“Não temerás os terrores da noite, nem a seta que voe de dia, nem peste que anda na escuridão, nem mortandade que assole ao meio-dia. Mil poderão cair ao teu lado, e dez mil à tua direita; mas tu não serás atingido”. A citação de trecho do belo Salmo 91 talvez ficasse melhor nas palavras da “samaritana das frases alheias” ou de um desses “fariseus festeiros” que oram pela chuva de olho na caixa registradora, serve como ilustração da bela peça do mesmo nome em cartaz na Sala do Corro do Teatro Castro Alves.

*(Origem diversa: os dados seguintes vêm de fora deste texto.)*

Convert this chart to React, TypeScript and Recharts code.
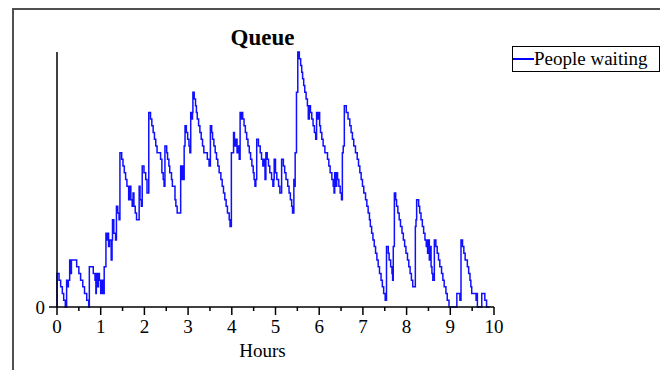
import React from 'react';
import { LineChart, Line, XAxis, YAxis, Legend } from 'recharts';

const chartTitle = 'Queue';
const seriesName = 'People waiting';
const xAxisTitle = 'Hours';

const hours = [
  0, 0, 0.046, 0.084, 0.122, 0.153, 0.19, 0.22, 0.24, 0.26, 0.29, 0.31, 0.33, 0.45, 0.5, 0.54, 0.59, 0.63, 0.68, 0.725,
  0.74, 0.83, 0.87, 0.89, 0.9, 0.93, 0.95, 0.97, 1.0, 1.02, 1.05, 1.08, 1.12, 1.14, 1.16, 1.18, 1.2, 1.24, 1.26, 1.27,
  1.3, 1.34, 1.36, 1.39, 1.42, 1.44, 1.48, 1.51, 1.54, 1.57, 1.6, 1.64, 1.67, 1.69, 1.72, 1.74, 1.76, 1.79, 1.82, 1.88,
  1.9, 1.93, 1.95, 1.99, 2.03, 2.06, 2.1, 2.14, 2.17, 2.2, 2.23, 2.26, 2.29, 2.37, 2.4, 2.43, 2.45, 2.47, 2.51, 2.53,
  2.56, 2.58, 2.62, 2.64, 2.7, 2.72, 2.75, 2.83, 2.85, 2.87, 2.89, 2.91, 2.93, 2.96, 2.99, 3.02, 3.04, 3.06, 3.08, 3.1,
  3.11, 3.14, 3.17, 3.19, 3.21, 3.24, 3.27, 3.3, 3.33, 3.36, 3.44, 3.48, 3.51, 3.54, 3.56, 3.59, 3.62, 3.65, 3.68, 3.71,
  3.75, 3.78, 3.81, 3.84, 3.87, 3.9, 3.94, 3.96, 3.99, 4.04, 4.06, 4.09, 4.12, 4.15, 4.17, 4.19, 4.21, 4.23, 4.25, 4.28,
  4.31, 4.34, 4.37, 4.4, 4.43, 4.46, 4.49, 4.51, 4.53, 4.55, 4.57, 4.61, 4.65, 4.68, 4.71, 4.73, 4.76, 4.78, 4.81, 4.84,
  4.87, 4.91, 4.94, 4.96, 4.97, 5.0, 5.03, 5.07, 5.1, 5.14, 5.18, 5.21, 5.24, 5.28, 5.31, 5.34, 5.37, 5.39, 5.42, 5.44,
  5.45, 5.48, 5.51, 5.545, 5.576, 5.6, 5.62, 5.645, 5.67, 5.7, 5.73, 5.75, 5.775, 5.8, 5.83, 5.86, 5.89, 5.92, 5.94, 5.965,
  5.99, 6.01, 6.03, 6.06, 6.09, 6.13, 6.19, 6.22, 6.25, 6.29, 6.32, 6.34, 6.355, 6.38, 6.4, 6.42, 6.45, 6.48, 6.51, 6.53,
  6.55, 6.575, 6.62, 6.66, 6.7, 6.73, 6.76, 6.79, 6.83, 6.87, 6.9, 6.93, 6.96, 6.99, 7.02, 7.06, 7.09, 7.12, 7.15, 7.17,
  7.2, 7.23, 7.26, 7.29, 7.32, 7.35, 7.38, 7.415, 7.445, 7.475, 7.51, 7.54, 7.58, 7.6, 7.635, 7.665, 7.68, 7.695, 7.72, 7.75,
  7.77, 7.8, 7.83, 7.86, 7.895, 7.925, 7.955, 7.985, 8.02, 8.05, 8.08, 8.11, 8.14, 8.2, 8.215, 8.23, 8.275, 8.3, 8.33, 8.36,
  8.39, 8.42, 8.45, 8.46, 8.48, 8.5, 8.52, 8.54, 8.56, 8.58, 8.6, 8.635, 8.67, 8.7, 8.73, 8.76, 8.8, 8.83, 8.86, 8.9,
  8.93, 8.97, 9.15, 9.22, 9.245, 9.28, 9.31, 9.34, 9.39, 9.42, 9.45, 9.47, 9.49, 9.59, 9.605, 9.62, 9.72, 9.79, 9.83, 9.9,
];

const peopleWaiting = [
  0, 5, 4, 3, 2, 1, 0, 4, 3, 4, 7, 5, 7, 6, 5, 4, 3, 2, 1, 0,
  6, 5, 4, 2, 5, 3, 5, 4, 2, 4, 2, 6, 11, 10, 11, 9, 10, 7, 10, 13,
  11, 10, 15, 14, 13, 23, 22, 21, 20, 19, 18, 16, 18, 16, 15, 17, 15, 14, 13, 18,
  16, 15, 21, 20, 19, 17, 29, 28, 27, 26, 25, 24, 23, 22, 20, 19, 18, 24, 23, 22,
  21, 20, 19, 18, 16, 15, 14, 21, 19, 21, 19, 24, 27, 26, 25, 24, 23, 29, 28, 29,
  32, 31, 30, 29, 28, 27, 26, 25, 24, 23, 22, 21, 27, 26, 25, 24, 23, 22, 21, 20,
  19, 18, 17, 16, 15, 14, 13, 12, 23, 26, 24, 25, 23, 24, 22, 29, 28, 29, 28, 27,
  26, 25, 24, 23, 22, 21, 20, 19, 18, 19, 25, 24, 23, 22, 21, 22, 19, 23, 22, 21,
  20, 19, 18, 19, 22, 20, 19, 18, 17, 22, 21, 20, 19, 18, 17, 16, 15, 14, 19, 18,
  23, 32, 38, 37, 36, 35, 34, 33, 32, 31, 30, 28, 30, 29, 28, 27, 26, 25, 29, 28,
  29, 27, 26, 25, 24, 23, 22, 21, 20, 19, 18, 17, 20, 18, 20, 19, 18, 17, 16, 23,
  24, 30, 29, 28, 27, 26, 25, 24, 23, 22, 21, 20, 19, 18, 17, 16, 15, 14, 13, 12,
  11, 10, 9, 8, 7, 6, 5, 4, 3, 2, 1, 9, 8, 7, 6, 5, 4, 9, 17, 16,
  15, 14, 13, 12, 11, 10, 9, 8, 7, 6, 5, 4, 3, 12, 13, 16, 15, 14, 13, 12,
  11, 10, 9, 10, 8, 10, 7, 9, 6, 5, 4, 10, 9, 8, 7, 6, 5, 4, 3, 2,
  1, 0, 2, 1, 10, 9, 8, 7, 6, 5, 4, 3, 2, 1, 2, 0, 2, 1, 0, 0,
];

const xTicks = [0, 0.5, 1, 1.5, 2, 2.5, 3, 3.5, 4, 4.5, 5, 5.5, 6, 6.5, 7, 7.5, 8, 8.5, 9, 9.5, 10];
const yTicks = [0];

const data = hours.map((h, i) => ({ hours: h, people: peopleWaiting[i] }));

const FONT = '"Liberation Serif", "Times New Roman", serif';

const XTick = (props: any) => {
  const { x, y, payload } = props;
  const major = Number.isInteger(payload.value);
  return (
    <g>
      <line x1={x} y1={y} x2={x} y2={y + (major ? 8 : 4)} stroke="#000" strokeWidth={1.5} />
      {major && (
        <text x={x} y={y + 26} textAnchor="middle" fontSize={19} fontFamily={FONT} fill="#000">
          {payload.value}
        </text>
      )}
    </g>
  );
};

const LegendBox = () => (
  <div
    style={{
      border: '1.5px solid #000',
      height: 26,
      width: 148,
      boxSizing: 'border-box',
      display: 'flex',
      alignItems: 'center',
      fontFamily: FONT,
      fontSize: 19,
      color: '#000',
      background: '#fff',
      whiteSpace: 'nowrap',
    }}
  >
    <span style={{ display: 'inline-block', width: 21, height: 1.5, background: '#0000ff' }} />
    <span style={{ lineHeight: '24px' }}>{seriesName}</span>
  </div>
);

export default function App() {
  return (
    <div style={{ position: 'relative', width: 660, height: 362, overflow: 'hidden', background: '#fff' }}>
      <div
        style={{
          position: 'absolute',
          left: 4,
          top: 0,
          width: 700,
          height: 400,
          borderTop: '2px solid #505050',
          borderLeft: '2px solid #505050',
          boxSizing: 'border-box',
        }}
      />
      <div
        style={{
          position: 'absolute',
          left: 254.5,
          top: 17.5,
          transform: 'translateX(-50%)',
          fontFamily: FONT,
          fontWeight: 'bold',
          fontSize: 23,
          lineHeight: '23px',
          whiteSpace: 'nowrap',
          color: '#000',
        }}
      >
        {chartTitle}
      </div>
      <div style={{ position: 'absolute', left: 0, top: 0 }}>
        <LineChart width={660} height={362} data={data} margin={{ top: 44, right: 174, bottom: 23, left: 0 }}>
          <XAxis
            dataKey="hours"
            type="number"
            domain={[0, 10]}
            ticks={xTicks}
            interval={0}
            height={40}
            tickSize={0}
            tickMargin={0}
            tickLine={false}
            tick={<XTick />}
            axisLine={{ stroke: '#000', strokeWidth: 1.5 }}
            label={{
              content: (p: any) => {
                const vb = p.viewBox || {};
                return (
                  <text
                    x={vb.x + vb.width / 2 - 13}
                    y={vb.y + 50}
                    textAnchor="middle"
                    fontSize={19}
                    fontFamily={FONT}
                    fill="#000"
                  >
                    {xAxisTitle}
                  </text>
                );
              },
            }}
          />
          <YAxis
            type="number"
            domain={[0, 38]}
            ticks={yTicks}
            width={49}
            tickSize={8}
            tickMargin={4}
            tickLine={{ stroke: '#000', strokeWidth: 1.5 }}
            axisLine={{ stroke: '#000', strokeWidth: 1.5 }}
            tick={{ fontSize: 19, fontFamily: FONT, fill: '#000' }}
          />
          <Legend
            layout="horizontal"
            verticalAlign="middle"
            align="center"
            wrapperStyle={{ left: 504, top: 38, width: 148, height: 26 }}
            content={() => <LegendBox />}
          />
          <Line
            type="stepAfter"
            dataKey="people"
            name={seriesName}
            stroke="#1010ff"
            strokeWidth={1.5}
            dot={false}
            activeDot={false}
            isAnimationActive={false}
          />
        </LineChart>
      </div>
    </div>
  );
}
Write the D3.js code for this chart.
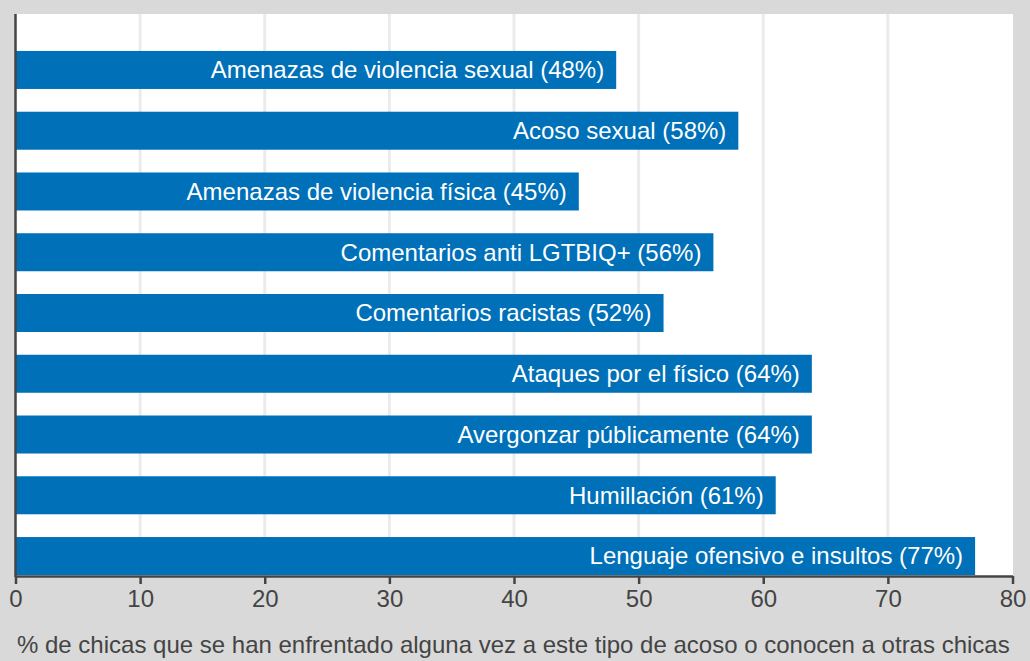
<!DOCTYPE html>
<html lang="es">
<head>
<meta charset="utf-8">
<script src="https://d3js.org/d3.v7.min.js"></script>
<style>
  body { margin: 0; background: #d9d9d9; }
  svg { font-family: "Liberation Sans", Arial, sans-serif; display: block; }
</style>
</head>
<body>
<div id="chart"></div>
<script>
// data
var categories = [
  "Amenazas de violencia sexual",
  "Acoso sexual",
  "Amenazas de violencia física",
  "Comentarios anti LGTBIQ+",
  "Comentarios racistas",
  "Ataques por el físico",
  "Avergonzar públicamente",
  "Humillación",
  "Lenguaje ofensivo e insultos"
];
var values = [48.2, 58, 45.2, 56, 52, 63.9, 63.9, 61, 77];
var xTicks = [0, 10, 20, 30, 40, 50, 60, 70, 80];
var xTitle = "% de chicas que se han enfrentado alguna vez a este tipo de acoso o conocen a otras chicas";

var W = 1030, H = 661;
var plot = {left: 15.5, right: 1012.5, top: 14, bottom: 576};

var svg = d3.select("#chart").append("svg")
  .attr("width", W).attr("height", H);

svg.append("rect").attr("width", W).attr("height", H).attr("fill", "#d9d9d9");
svg.append("rect")
  .attr("x", plot.left).attr("y", plot.top)
  .attr("width", plot.right - plot.left + 0.5)
  .attr("height", plot.bottom - plot.top)
  .attr("fill", "#ffffff");

var x = d3.scaleLinear().domain([0, 80]).range([plot.left, plot.right]);
var y = d3.scaleBand()
  .domain(categories)
  .range([39.6, 586.4])
  .paddingInner(0.3745)
  .paddingOuter(0.187);

// grid
svg.append("g").selectAll("line")
  .data(xTicks.slice(1, -1))
  .enter().append("line")
    .attr("x1", function(d) { return x(d); })
    .attr("x2", function(d) { return x(d); })
    .attr("y1", plot.top).attr("y2", plot.bottom)
    .attr("stroke", "#ebebeb")
    .attr("stroke-width", 3);

// bars
var bars = svg.append("g").selectAll("g")
  .data(categories)
  .enter().append("g");

bars.append("rect")
  .attr("x", x(0))
  .attr("y", function(d) { return y(d); })
  .attr("width", function(d, i) { return x(values[i]) - x(0); })
  .attr("height", y.bandwidth())
  .attr("fill", "#0070b8");

bars.append("text")
  .attr("x", function(d, i) { return x(values[i]) - 12; })
  .attr("y", function(d) { return y(d) + y.bandwidth() / 2; })
  .attr("dy", "0.35em")
  .attr("text-anchor", "end")
  .attr("fill", "#ffffff")
  .style("font-size", "24px")
  .text(function(d, i) { return d + " (" + Math.round(values[i]) + "%)"; });

// axes
var xAxis = svg.append("g")
  .attr("transform", "translate(0," + plot.bottom + ")")
  .call(d3.axisBottom(x).tickValues(xTicks).tickSize(8).tickSizeOuter(0).tickPadding(6));
xAxis.select(".domain").attr("stroke", "#444").attr("stroke-width", 2.5);
xAxis.selectAll(".tick line").attr("stroke", "#444").attr("stroke-width", 2.5);
xAxis.selectAll(".tick text")
  .attr("fill", "#444")
  .style("font-size", "24px")
  .style("font-family", "'Liberation Sans', Arial, sans-serif");

svg.append("line")
  .attr("x1", plot.left).attr("x2", plot.left)
  .attr("y1", plot.top).attr("y2", plot.bottom + 1)
  .attr("stroke", "#444").attr("stroke-width", 2.5);

svg.append("text")
  .attr("x", 17).attr("y", 653)
  .attr("fill", "#444")
  .style("font-size", "24px")
  .text(xTitle);
</script>
</body>
</html>
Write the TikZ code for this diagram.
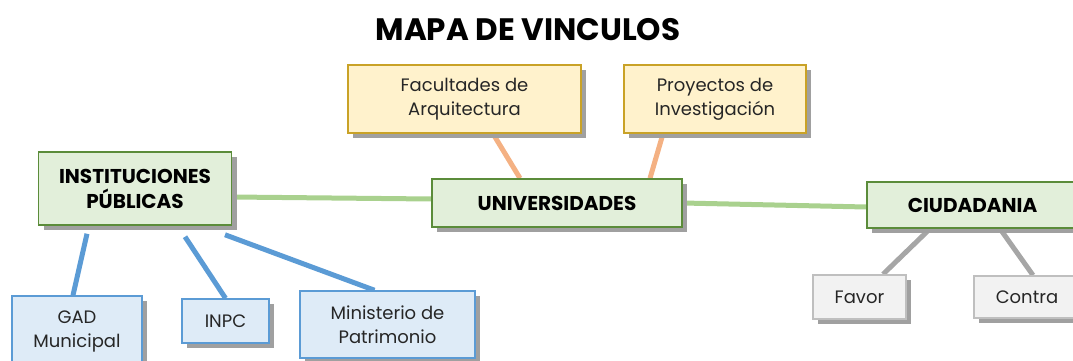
\documentclass[tikz,border=0pt]{standalone}
\usepackage{fontspec}
\setmainfont{Poppins}
\usetikzlibrary{shadows,backgrounds}
\definecolor{gfill}{HTML}{E2EFDA}
\definecolor{gdraw}{HTML}{5B8C3A}
\definecolor{yfill}{HTML}{FFF2CC}
\definecolor{ydraw}{HTML}{C9A227}
\definecolor{bfill}{HTML}{DEEBF7}
\definecolor{bdraw}{HTML}{5B9BD5}
\definecolor{wfill}{HTML}{F2F2F2}
\definecolor{wdraw}{HTML}{BFBFBF}
\definecolor{glink}{HTML}{A9D18E}
\definecolor{olink}{HTML}{F4B183}
\definecolor{blink}{HTML}{5B9BD5}
\definecolor{slink}{HTML}{A6A6A6}
\definecolor{shad}{HTML}{A0A0A0}
\tikzset{
  box/.style={rectangle, inner sep=0pt, line width=1.5pt, align=center,
    drop shadow={shadow xshift=5pt, shadow yshift=-5pt, fill=shad, opacity=1},
    font=\fontsize{18}{24}\selectfont, text=black!85},
  mainbox/.style={box, fill=gfill, draw=gdraw, font=\fontsize{20}{25}\selectfont\bfseries, text=black},
  yelbox/.style={box, fill=yfill, draw=ydraw},
  bluebox/.style={box, fill=bfill, draw=bdraw},
  graybox/.style={box, fill=wfill, draw=wdraw},
  link/.style={line width=5pt},
}
\begin{document}
\begin{tikzpicture}[x=1pt,y=-1pt]
\useasboundingbox (0,0) rectangle (1073,361);
\clip (0,0) rectangle (1073,361);
\node[font=\fontsize{31}{34}\selectfont\bfseries] (title) at (528,30) {MAPA DE VINCULOS};
\node[mainbox, minimum width=193pt, minimum height=73pt] (inst) at (135,188.5) {INSTITUCIONES\\PÚBLICAS};
\node[mainbox, minimum width=250pt, minimum height=48pt] (univ) at (557,203) {UNIVERSIDADES};
\node[mainbox, minimum width=211pt, minimum height=46pt] (ciud) at (972.5,205) {CIUDADANIA};
\node[yelbox, minimum width=233pt, minimum height=68pt] (fac) at (464.5,99) {Facultades de\\Arquitectura};
\node[yelbox, minimum width=182pt, minimum height=68pt] (proy) at (715,99) {Proyectos de\\Investigación};
\node[graybox, minimum width=93pt, minimum height=44pt] (favor) at (859.5,297) {Favor};
\node[graybox, minimum width=106pt, minimum height=42pt] (contra) at (1027,297) {Contra};
\node[bluebox, minimum width=130pt, minimum height=70pt] (gad) at (77,331) {GAD\\Municipal};
\node[bluebox, minimum width=87pt, minimum height=44pt] (inpc) at (225.5,321) {INPC};
\node[bluebox, minimum width=175pt, minimum height=67pt] (min) at (387.5,324.5) {Ministerio de\\Patrimonio};
\begin{scope}[on background layer]
\draw[link, glink] ([yshift=-8.5pt]inst.east) -- ([yshift=4pt]univ.west);
\draw[link, glink] (univ.east) -- ([yshift=-2pt]ciud.west);
\draw[link, olink] ([xshift=28.5pt]fac.south) -- ([xshift=-37pt]univ.north);
\draw[link, olink] ([xshift=-52pt]proy.south) -- ([xshift=93pt]univ.north);
\draw[link, slink] ([xshift=-42.5pt]ciud.south) -- ([xshift=23.5pt]favor.north);
\draw[link, slink] ([xshift=27.5pt]ciud.south) -- ([xshift=6pt]contra.north);
\draw[link, blink] ([xshift=-48pt,yshift=-8pt]inst.south) -- ([xshift=-4pt]gad.north);
\draw[link, blink] ([xshift=50pt,yshift=-11pt]inst.south) -- (inpc.north);
\draw[link, blink] ([xshift=90pt,yshift=-9pt]inst.south) -- ([xshift=-13pt]min.north);
\end{scope}
\end{tikzpicture}
\end{document}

A partir do livro de Dr. Dráuzio Varella, Estação Carandiru, relatos de seu acompanhamento médico por vários anos aos detentos daquele inferno penitenciário, o texto em cartaz, com bons atores baianos, reproduz a experiência de sobreviventes do massacre ocorrido há dez anos. Humanos como nós são seres que não despertam qualquer sentimento de piedade ou compaixão. São ou se transformaram em seres bestiais, maus, indignos, repulsivos, carregando homicídios inclassificáveis, penas que nem Matusalém cumpriria vivesse o tempo que vivesse. É a humanidade que rasteja, a brutalidade em seu estágio mais degradante, criminosos de alta periculosidade, homens maus, bichas sórdidas compõem o inferno que explodiria a qualquer momento, como naquela noite assombrosa em que o presídio foi invadido por forças policiais e 111 execuções foram contabilizadas. Mas foram mais, bem mais...
Os atores Fábio Vidal, Duda Woyda, Lúcio Tranchesi, Rafael Medrado dão ao texto uma autenticidade desconcertante, como uma espécie de soco no estômago, trágico e poético. Um teatro que faz pensar, refletir e que foge ao besteirol que povoa a maioria das salas da cidade.